2026-06-01

Kepler’s Verifiable AI Stack Shows Where Claude Fits Best

For Claude and Claude Code developers, this Kepler story is interesting because it’s not “AI replaces analysts” hype — it’s a concrete example of using Claude as a reasoning layer inside a system that still insists on deterministic verification. That distinction matters a lot in finance, where being right is less important than being able to prove why you’re right. It also reads like a fairly honest systems-design lesson: the model is useful, but only when the surrounding infrastructure is doing serious work.

Key Points

Kepler is building a financial research platform that aims to make AI answers auditable down to the exact filing, page, and line item.
The company says it has indexed:
- 26M+ SEC filings
- 50M+ public documents
- 1M+ private documents
- 14,000+ companies across 27 global markets
The founders, Vinoo Ganesh and John McRaven, previously worked at Palantir and interviewed 147 financial firms before starting Kepler.
The core customer problem was trust: firms wanted AI for research, but didn’t trust outputs they couldn’t audit.
Kepler’s approach is to pair Claude with deterministic infrastructure:
- Claude handles interpretation, decomposition, and reasoning
- deterministic systems handle computation, retrieval, and verification
The team says Claude was the model that most consistently held together long, multi-step plans without quietly dropping constraints.
Claude also stood out by asking humans to resolve ambiguity instead of guessing and continuing.
Kepler built:
- deterministic execution environments for provably correct operations
- a proprietary ontology for financial concepts and formulas
- recurring “skills” for common workflows
- strict access controls and security boundaries
The workflow is split across stages, with different models assigned to different jobs:
- Opus for complex reasoning and plan decomposition
- Sonnet for higher-throughput constrained stages
Kepler also trained specialized recall models, some using Claude as a foundation, and reports 94% accuracy on taxonomy mapping tasks versus 38–46% for other models.
Every prompt change, model upgrade, and context modification is tested against thousands of cases before production.
The system is built for provenance from the start, with full audit logging, siloed customer environments, and end-to-end traceability.
Kepler frames finance as the first product, but says the same pattern could apply to healthcare and legal workflows where verification matters.

My Take

What strikes me is how unglamorous — and how sensible — this architecture is. The headline is Claude, but the real product idea is “don’t let the model be the source of truth.” I think that’s the right instinct for high-stakes domains, and honestly it’s the sort of thing more AI teams should admit upfront instead of pretending a single model call can replace an entire verification pipeline.
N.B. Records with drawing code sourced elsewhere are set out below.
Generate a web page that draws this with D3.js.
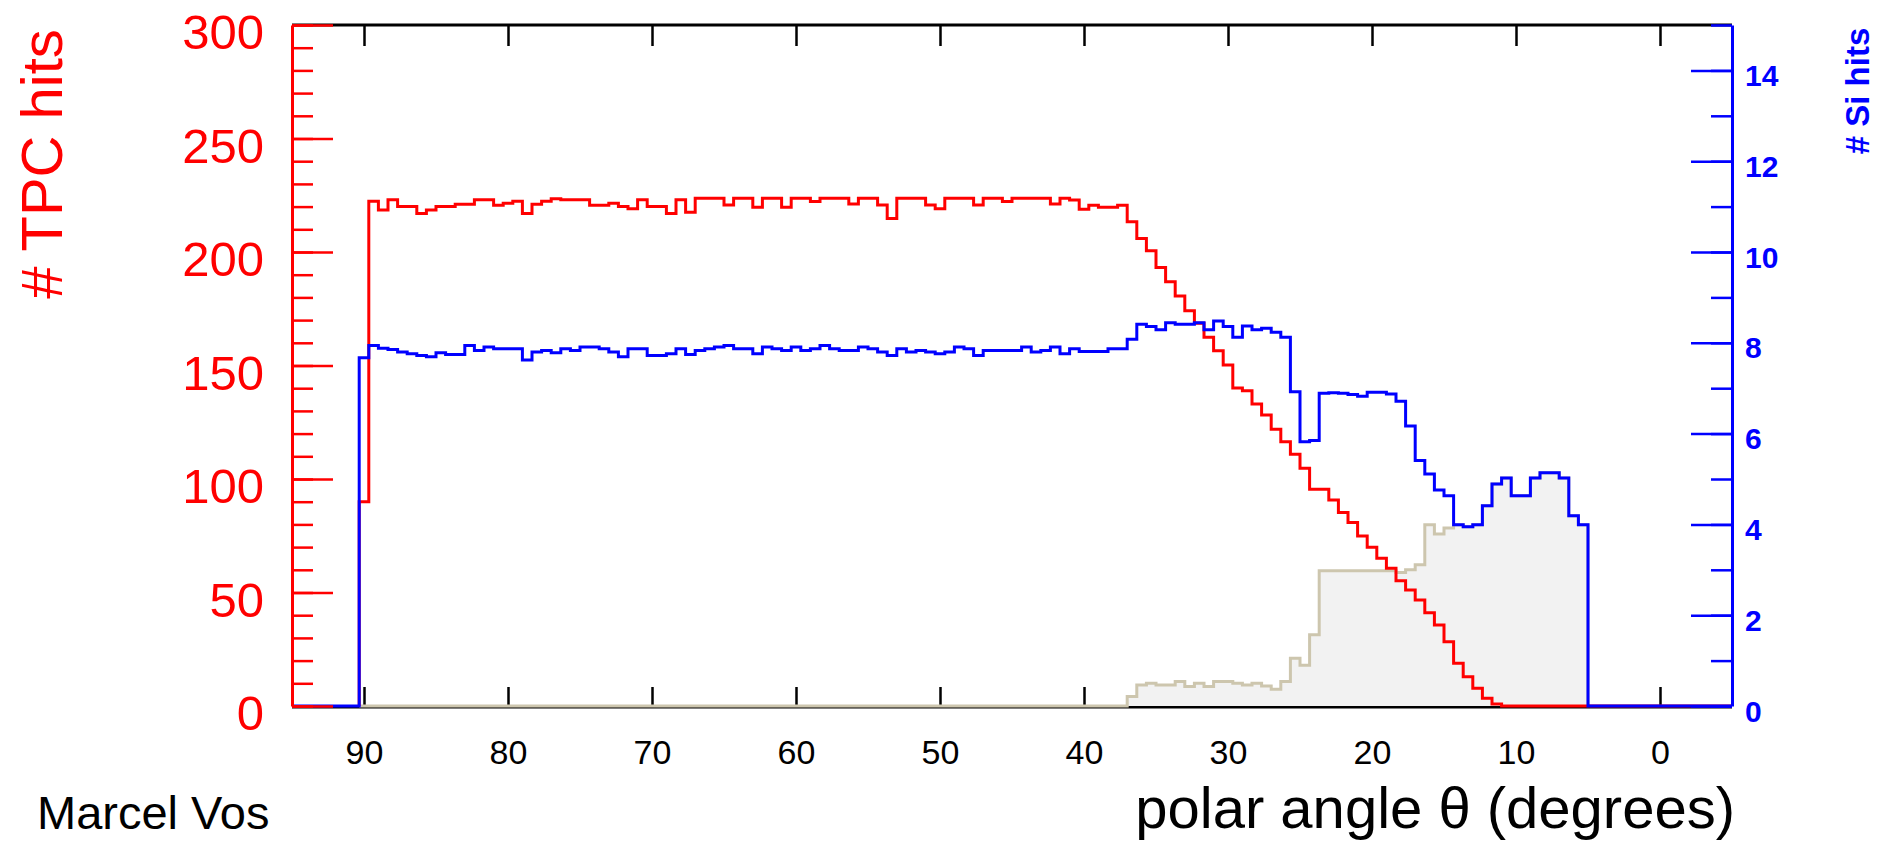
<!DOCTYPE html>
<html>
<head>
<meta charset="utf-8">
<script src="https://cdn.jsdelivr.net/npm/d3@7/dist/d3.min.js"></script>
<style>
    html, body { margin: 0; padding: 0; background: #fff; }
    svg { display: block; }
</style>
</head>
<body>
<div id="chart"></div>
<script>
// Histogram binning: 150 bins of 2/3 degree between 95 and -5 degrees
const thetaDomain = [95, -5];
const binWidth = 2 / 3;

// Average # TPC hits per bin (left axis), first bin starts at 90.33 deg
const tpcStart = 90 + 1 / 3;
const tpcHits = [
    90, 222.4, 218.5, 223, 220, 220, 217, 218.5, 220, 220,
    221, 221, 223, 223, 220.6, 221.5, 222.4, 217, 221, 222.4,
    223.5, 223, 223, 223, 220.6, 220.6, 221.5, 220, 219, 223,
    220, 220, 217, 223, 217.5, 223.7, 223.7, 223.7, 220.7, 223.7,
    223.7, 219.7, 223.7, 223.7, 219.7, 223.7, 223.7, 222.2, 223.7, 223.7,
    223.7, 221.2, 223.7, 223.7, 220.7, 214.8, 223.7, 223.7, 223.7, 220.7,
    219, 223.7, 223.7, 223.7, 220.7, 223.7, 223.7, 222.2, 223.7, 223.7,
    223.7, 223.7, 221.2, 223.7, 222.9, 218.8, 220.6, 219.7, 219.7, 220.6,
    213.3, 206, 200.6, 193.2, 186.9, 180.6, 174.1, 168.6, 162.4, 156.5,
    150.2, 140.1, 138.9, 133, 128.2, 121.9, 116.4, 110.9, 104.7, 95.5,
    95.5, 90.7, 85.2, 80.8, 74.9, 69.9, 65.1, 60.7, 55.2, 51.1,
    46.7, 41.1, 35.7, 28.3, 18.8, 12.9, 7.8, 3.4, 0.9, 0,
    0, 0, 0, 0, 0, 0, 0, 0, 0, 0,
    0, 0, 0, 0, 0, 0, 0, 0, 0, 0,
    0, 0, 0
];

// Average # Si hits per bin (right axis), first bin starts at 95 deg
const siStart = 95;
const siHits = [
    0, 0, 0, 0, 0, 0, 0,
    7.67, 7.94, 7.88, 7.85, 7.80, 7.76, 7.72, 7.69, 7.78, 7.74,
    7.74, 7.94, 7.83, 7.91, 7.87, 7.87, 7.87, 7.62, 7.80, 7.83,
    7.78, 7.87, 7.83, 7.91, 7.91, 7.87, 7.80, 7.69, 7.87, 7.87,
    7.72, 7.72, 7.76, 7.87, 7.74, 7.83, 7.87, 7.91, 7.94, 7.87,
    7.87, 7.76, 7.91, 7.87, 7.83, 7.91, 7.83, 7.87, 7.94, 7.87,
    7.83, 7.83, 7.91, 7.87, 7.80, 7.72, 7.87, 7.80, 7.83, 7.80,
    7.76, 7.80, 7.91, 7.87, 7.72, 7.83, 7.83, 7.83, 7.83, 7.91,
    7.80, 7.83, 7.91, 7.76, 7.87, 7.81, 7.81, 7.81, 7.87, 7.87,
    8.08, 8.41, 8.36, 8.29, 8.44, 8.41, 8.41, 8.44, 8.29, 8.48,
    8.36, 8.12, 8.37, 8.29, 8.32, 8.23, 8.12, 6.92, 5.82, 5.85,
    6.89, 6.90, 6.89, 6.86, 6.82, 6.91, 6.91, 6.87, 6.71, 6.17,
    5.41, 5.11, 4.76, 4.63, 3.99, 3.95, 3.99, 4.41, 4.89, 5.02,
    4.63, 4.63, 5.02, 5.14, 5.14, 5.02, 4.19, 3.99,
    0, 0, 0, 0, 0, 0, 0, 0, 0, 0, 0, 0, 0, 0, 0
];

// Forward Si disk hits (grey filled, right axis), first bin starts at 90.33 deg
const diskStart = 90 + 1 / 3;
const diskHits = [
    0, 0, 0, 0, 0, 0, 0, 0, 0, 0,
    0, 0, 0, 0, 0, 0, 0, 0, 0, 0,
    0, 0, 0, 0, 0, 0, 0, 0, 0, 0,
    0, 0, 0, 0, 0, 0, 0, 0, 0, 0,
    0, 0, 0, 0, 0, 0, 0, 0, 0, 0,
    0, 0, 0, 0, 0, 0, 0, 0, 0, 0,
    0, 0, 0, 0, 0, 0, 0, 0, 0, 0,
    0, 0, 0, 0, 0, 0, 0, 0, 0, 0,
    0.21, 0.46, 0.50, 0.46, 0.46, 0.54, 0.43, 0.50, 0.43, 0.54,
    0.54, 0.50, 0.46, 0.50, 0.44, 0.37, 0.54, 1.05, 0.90, 1.57,
    2.98, 2.98, 2.98, 2.98, 2.98, 2.98, 2.98, 2.98, 2.94, 3.00,
    3.11, 3.99, 3.79, 3.92, 3.99, 3.95, 3.99, 4.41, 4.89, 5.02,
    4.63, 4.63, 5.02, 5.14, 5.14, 5.02, 4.19, 3.99
];

const xTicks = [90, 80, 70, 60, 50, 40, 30, 20, 10, 0];
const tpcTicks = [0, 50, 100, 150, 200, 250, 300];
const siTicks = [0, 2, 4, 6, 8, 10, 12, 14];

const width = 1889, height = 841;
const frame = { left: 292, right: 1732, top: 25, bottom: 706 };
const font = "'Liberation Sans', Arial, Helvetica, sans-serif";

const x = d3.scaleLinear().domain(thetaDomain).range([frame.left, frame.right]);
const yTpc = d3.scaleLinear().domain([0, 300]).range([frame.bottom, frame.top]);
const ySi = d3.scaleLinear().domain([0, 15]).range([frame.bottom, frame.top]);

const svg = d3.select('#chart').append('svg')
    .attr('width', width)
    .attr('height', height);

// step outline of a histogram, closed down to zero at both ends
function stepPoints(start, values) {
    const pts = [[start, 0]];
    values.forEach((v, i) => pts.push([start - i * binWidth, v]));
    const end = start - values.length * binWidth;
    pts.push([end, values[values.length - 1]]);
    pts.push([end, 0]);
    return pts;
}

// frame lines top and bottom
svg.append('line')
    .attr('x1', frame.left).attr('x2', frame.right)
    .attr('y1', frame.top).attr('y2', frame.top)
    .attr('stroke', '#000').attr('stroke-width', 3);
svg.append('line')
    .attr('x1', frame.left).attr('x2', frame.right)
    .attr('y1', frame.bottom + 1).attr('y2', frame.bottom + 1)
    .attr('stroke', '#000').attr('stroke-width', 3);

// bottom x axis: ticks pointing up into the frame
const xAxis = svg.append('g')
    .attr('transform', `translate(0, ${frame.bottom})`)
    .call(d3.axisBottom(x).tickValues(xTicks).tickSize(-19).tickSizeOuter(0).tickPadding(0));
xAxis.select('.domain').remove();
xAxis.selectAll('line').attr('stroke', '#000').attr('stroke-width', 2.5);
xAxis.selectAll('text')
    .attr('y', 0)
    .attr('dy', 58)
    .style('font-family', font)
    .style('font-size', '34px')
    .attr('fill', '#000');

// top x axis: ticks pointing down
const xTop = svg.append('g')
    .attr('transform', `translate(0, ${frame.top})`)
    .call(d3.axisTop(x).tickValues(xTicks).tickSize(-21).tickSizeOuter(0).tickFormat(''));
xTop.select('.domain').remove();
xTop.selectAll('line').attr('stroke', '#000').attr('stroke-width', 2.5);

// grey histogram with filled area
const diskPts = stepPoints(diskStart, diskHits);
svg.append('path')
    .attr('d', d3.area()
        .x(d => x(d[0]))
        .y0(ySi(0))
        .y1(d => ySi(d[1]))
        .curve(d3.curveStepAfter)(diskPts))
    .attr('fill', '#f2f2f2');
svg.append('path')
    .attr('d', d3.line()
        .x(d => x(d[0]))
        .y(d => ySi(d[1]))
        .curve(d3.curveStepAfter)(diskPts))
    .attr('fill', 'none')
    .attr('stroke', '#cdc6ae')
    .attr('stroke-width', 3);

// TPC histogram
svg.append('path')
    .attr('d', d3.line()
        .x(d => x(d[0]))
        .y(d => yTpc(d[1]))
        .curve(d3.curveStepAfter)(stepPoints(tpcStart, tpcHits)))
    .attr('fill', 'none')
    .attr('stroke', '#ff0000')
    .attr('stroke-width', 3);

// Si histogram
svg.append('path')
    .attr('d', d3.line()
        .x(d => x(d[0]))
        .y(d => ySi(d[1]))
        .curve(d3.curveStepAfter)(stepPoints(siStart, siHits)))
    .attr('fill', 'none')
    .attr('stroke', '#0000ff')
    .attr('stroke-width', 3);

// left axis (TPC), red, ticks pointing right
const leftMinor = svg.append('g')
    .attr('transform', `translate(${frame.left}, 0)`)
    .call(d3.axisLeft(yTpc).tickValues(d3.range(0, 301, 10)).tickSize(-21).tickSizeOuter(0).tickFormat(''));
leftMinor.select('.domain').remove();
leftMinor.selectAll('line').attr('stroke', '#ff0000').attr('stroke-width', 2.5);

const leftAxis = svg.append('g')
    .attr('transform', `translate(${frame.left}, 0)`)
    .call(d3.axisLeft(yTpc).tickValues(tpcTicks).tickSize(-41).tickSizeOuter(0).tickPadding(28));
leftAxis.select('.domain').attr('stroke', '#ff0000').attr('stroke-width', 3);
leftAxis.selectAll('line').attr('stroke', '#ff0000').attr('stroke-width', 2.5);
leftAxis.selectAll('text')
    .attr('dy', '0.48em')
    .style('font-family', font)
    .style('font-size', '49px')
    .attr('fill', '#ff0000');

// right axis (Si), blue, ticks pointing left
const rightMinor = svg.append('g')
    .attr('transform', `translate(${frame.right}, 0)`)
    .call(d3.axisRight(ySi).tickValues(d3.range(0, 16, 1)).tickSize(-21).tickSizeOuter(0).tickFormat(''));
rightMinor.select('.domain').remove();
rightMinor.selectAll('line').attr('stroke', '#0000ff').attr('stroke-width', 2.5);

const rightAxis = svg.append('g')
    .attr('transform', `translate(${frame.right}, 0)`)
    .call(d3.axisRight(ySi).tickValues(siTicks).tickSize(-41).tickSizeOuter(0).tickPadding(13));
rightAxis.select('.domain').attr('stroke', '#0000ff').attr('stroke-width', 3);
rightAxis.selectAll('line').attr('stroke', '#0000ff').attr('stroke-width', 2.5);
rightAxis.selectAll('text')
    .attr('dy', '0.5em')
    .style('font-family', font)
    .style('font-size', '30px')
    .style('font-weight', 'bold')
    .attr('fill', '#0000ff');

// axis titles
svg.append('text')
    .attr('transform', 'translate(62, 164) rotate(-90)')
    .attr('text-anchor', 'middle')
    .style('font-family', font)
    .style('font-size', '58px')
    .attr('fill', '#ff0000')
    .text('# TPC hits');

svg.append('text')
    .attr('transform', 'translate(1869, 91) rotate(-90)')
    .attr('text-anchor', 'middle')
    .style('font-family', font)
    .style('font-size', '33px')
    .style('font-weight', 'bold')
    .attr('fill', '#0000ff')
    .text('# Si hits');

svg.append('text')
    .attr('x', 1735)
    .attr('y', 828)
    .attr('text-anchor', 'end')
    .style('font-family', font)
    .style('font-size', '58px')
    .attr('fill', '#000')
    .text('polar angle \u03b8 (degrees)');

svg.append('text')
    .attr('x', 37)
    .attr('y', 829)
    .style('font-family', font)
    .style('font-size', '47px')
    .attr('fill', '#000')
    .text('Marcel Vos');
</script>
</body>
</html>
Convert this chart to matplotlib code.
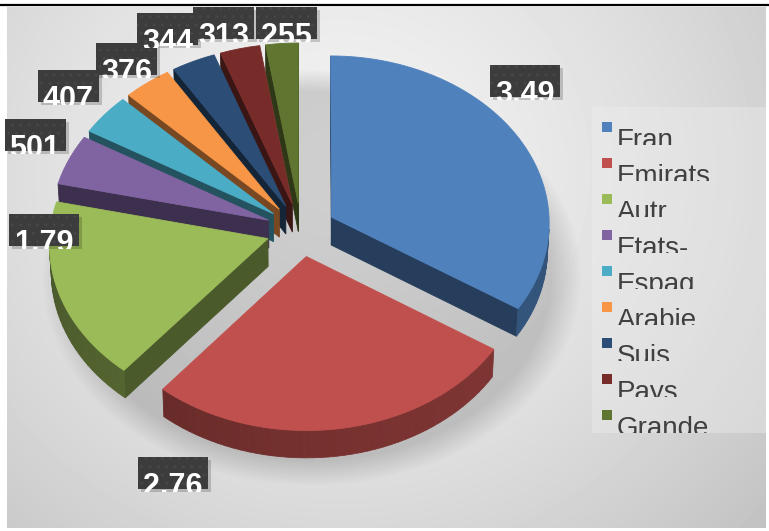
import numpy as np
import matplotlib
matplotlib.use('Agg')
import matplotlib.pyplot as plt
from matplotlib.patches import Polygon, Rectangle
from matplotlib.colors import to_rgb

# export by destination country
countries = ['Fran', 'Emirats', 'Autr', 'Etats-', 'Espag', 'Arabie', 'Suis', 'Pays', 'Grande']
values = [3490, 2760, 1790, 501, 407, 376, 344, 313, 255]
colors = ['#4f81bd', '#c0504d', '#9bbb59', '#8064a2', '#4bacc6',
          '#f79646', '#2c4d75', '#772c2a', '#5f7530']

# label anchors in pie coords (angle in deg, radius)
label_polar = [(41, 1.40), (-112, 1.50), (180, 1.18), (155, 1.37), (141, 1.41),
               (128, 1.34), (117, 1.40), (106, 1.34), (93, 1.29)]

W, H = 769, 531
cx, cy = 301, 230          # pie centre (px)
Rx = 218                   # radius (px)
el = np.radians(50)        # view elevation
D = 21.0                   # camera distance (in radii)
hz = 0.2                   # thickness (in radii)
explode = 0.16


def proj(X, Y, z=0.0):
    X = np.asarray(X, float)
    Y = np.asarray(Y, float)
    depth = D + Y * np.cos(el) - z * np.sin(el)
    sx = X * D / depth
    sy = (Y * np.sin(el) + z * np.cos(el)) * D / depth
    return np.column_stack([cx + Rx * sx, cy - Rx * sy])


def shade(c, f):
    r, g, b = to_rgb(c)
    return (r * f, g * f, b * f)


cam = np.array([0.0, -D * np.cos(el), D * np.sin(el)])

fig = plt.figure(figsize=(W / 100, H / 100), dpi=100)
ax = fig.add_axes([0, 0, 1, 1])
ax.set_xlim(0, W)
ax.set_ylim(H, 0)
ax.axis('off')

# chart area background (radial grey gradient)
gx, gy = np.meshgrid(np.arange(7, 766), np.arange(7, 528))
rr = np.hypot(gx - 340, (gy - 170) / 0.95)
bg = 0.95 - 0.18 * np.clip(rr / 547, 0, 1.2) ** 1.5
ax.imshow(bg, cmap='gray', vmin=0, vmax=1, extent=[7, 766, 528, 7],
          interpolation='bilinear', zorder=0, aspect='auto')
ax.plot([0, W], [5, 5], color='black', lw=1.6, zorder=1)

total = float(sum(values))
ends = 90 - np.cumsum(values) / total * 360
starts = np.concatenate([[90], ends[:-1]])

slices = []
for i, v in enumerate(values):
    t0, t1 = starts[i], ends[i]           # t0 > t1 (clockwise)
    mid = np.radians((t0 + t1) / 2)
    sx, sy = explode * np.cos(mid), explode * np.sin(mid)
    n = max(int(abs(t0 - t1) / 2), 4)
    t = np.radians(np.linspace(t1, t0, n))
    ex, ey = sx + np.cos(t), sy + np.sin(t)
    slices.append(dict(i=i, t=t, ex=ex, ey=ey, sx=sx, sy=sy,
                       t0=np.radians(t0), t1=np.radians(t1),
                       key=sy + 0.55 * np.sin(mid)))

# soft shadow under the pie
ring = np.linspace(0, 2 * np.pi, 120)
for k in range(12):
    sc = 1.24 - 0.012 * k
    sh = proj(sc * np.cos(ring) + 0.05, sc * np.sin(ring) - 0.07, -hz)
    ax.add_patch(Polygon(sh, closed=True, fc='black', alpha=0.012, lw=0, zorder=2))

for s in sorted(slices, key=lambda s: -s['key']):
    c = colors[s['i']]
    z = 10 + (1 - s['key'])
    faces = []
    # outer curved wall, only the parts facing the viewer
    for k in range(len(s['t']) - 1):
        tm = 0.5 * (s['t'][k] + s['t'][k + 1])
        nrm = np.array([np.cos(tm), np.sin(tm), 0])
        p = np.array([s['sx'] + np.cos(tm), s['sy'] + np.sin(tm), 0])
        if np.dot(cam - p, nrm) <= 0:
            continue
        xs = [s['ex'][k], s['ex'][k + 1], s['ex'][k + 1], s['ex'][k]]
        ys = [s['ey'][k], s['ey'][k + 1], s['ey'][k + 1], s['ey'][k]]
        top = proj(xs[:2], ys[:2], 0)
        bot = proj(xs[2:], ys[2:], -hz)
        f = 0.55 + 0.1 * np.cos(tm + 0.6)
        faces.append((np.sin(tm), np.vstack([top, bot]), shade(c, f)))
    # radial walls
    for ang, sgn in ((s['t0'], 1), (s['t1'], -1)):
        nrm = sgn * np.array([-np.sin(ang), np.cos(ang), 0])
        p = np.array([s['sx'], s['sy'], 0])
        if np.dot(cam - p, nrm) <= 0:
            continue
        xs = [s['sx'], s['sx'] + np.cos(ang)]
        ys = [s['sy'], s['sy'] + np.sin(ang)]
        top = proj(xs, ys, 0)
        bot = proj(xs[::-1], ys[::-1], -hz)
        faces.append((s['sy'] + 0.5 * np.sin(ang), np.vstack([top, bot]), shade(c, 0.48)))
    for _, pts, fc in sorted(faces, key=lambda f: -f[0]):
        ax.add_patch(Polygon(pts, closed=True, fc=fc, ec=fc, lw=0.6, zorder=z))
    top = proj(np.concatenate([[s['sx']], s['ex']]),
               np.concatenate([[s['sy']], s['ey']]), 0)
    ax.add_patch(Polygon(top, closed=True, fc=c, ec=c, lw=0.6, zorder=z + 0.01))

# data labels (dark boxes, text cut off by the box)
for i, v in enumerate(values):
    txt = f'{v:,}'.replace(',', '.')[:4]
    ang, r = label_polar[i]
    lx, ly = proj(r * np.cos(np.radians(ang)), r * np.sin(np.radians(ang)))[0]
    bw = 61 if len(txt) == 3 else 70
    bh = 32
    x0, y0 = lx - bw / 2, ly - bh / 2
    ax.add_patch(Rectangle((x0 + 3, y0 + 3), bw, bh, fc='black', alpha=0.18, lw=0, zorder=30))
    ax.add_patch(Rectangle((x0, y0), bw, bh, fc='#3c3c3c', ec='#464646', hatch='..',
                           lw=0, zorder=31))
    t = ax.text(lx, y0 + 38, txt, color='white', fontsize=22, fontweight='bold',
                family='Liberation Sans', ha='center', va='baseline', zorder=32,
                clip_on=True)
    t.set_clip_path(Rectangle((x0, y0), bw, bh + 3, transform=ax.transData))

# legend
ax.add_patch(Rectangle((592, 107), 174, 326, fc='#eeeeee', ec='none', alpha=0.4, zorder=20))
for i, name in enumerate(countries):
    sq = 122 + 36 * i
    ax.add_patch(Rectangle((602, sq), 10, 10, fc=colors[i], lw=0, zorder=21))
    t = ax.text(617, sq + 26, name, color='#404040', fontsize=20,
                family='Liberation Sans', ha='left', va='baseline', zorder=21,
                clip_on=True)
    t.set_clip_path(Rectangle((600, sq - 14), 166, 37, transform=ax.transData))

plt.savefig('out.png', dpi=100)
plt.close()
I also like the split between interpretation and computation. That’s where a lot of agentic systems get sloppy: they ask the model to both understand the task and be the calculator, which is exactly how you end up with confident nonsense. Kepler’s insistence on deterministic execution, provenance, and stage-by-stage evaluation feels much closer to real enterprise software than to demoware.

What’s especially interesting to me is the claim that Claude does better at preserving long plans and surfacing ambiguity. I’d be curious whether that advantage holds broadly across other “must not hallucinate” workflows, or whether Kepler’s task design is amplifying Claude’s strengths. Either way, this is the kind of use case where a model that knows when to stop and ask a question is more valuable than one that just barrels ahead.

The one thing I’d caution against is overreading the “AI for finance” angle as if the model alone created the value. The article is pretty clear that the verification layer, ontology, retrieval, evaluation harness, and security model are doing a lot of the heavy lifting. That’s not a criticism — it’s the lesson. If I were building with Claude in a regulated workflow, I’d copy the system design more than the model choice: separate reasoning from execution, make provenance first-class, and evaluate relentlessly.

The takeaway is simple: in serious enterprise AI, Claude is most compelling when it’s not asked to be magic. It’s strongest as the reasoning layer inside a system that can prove every step.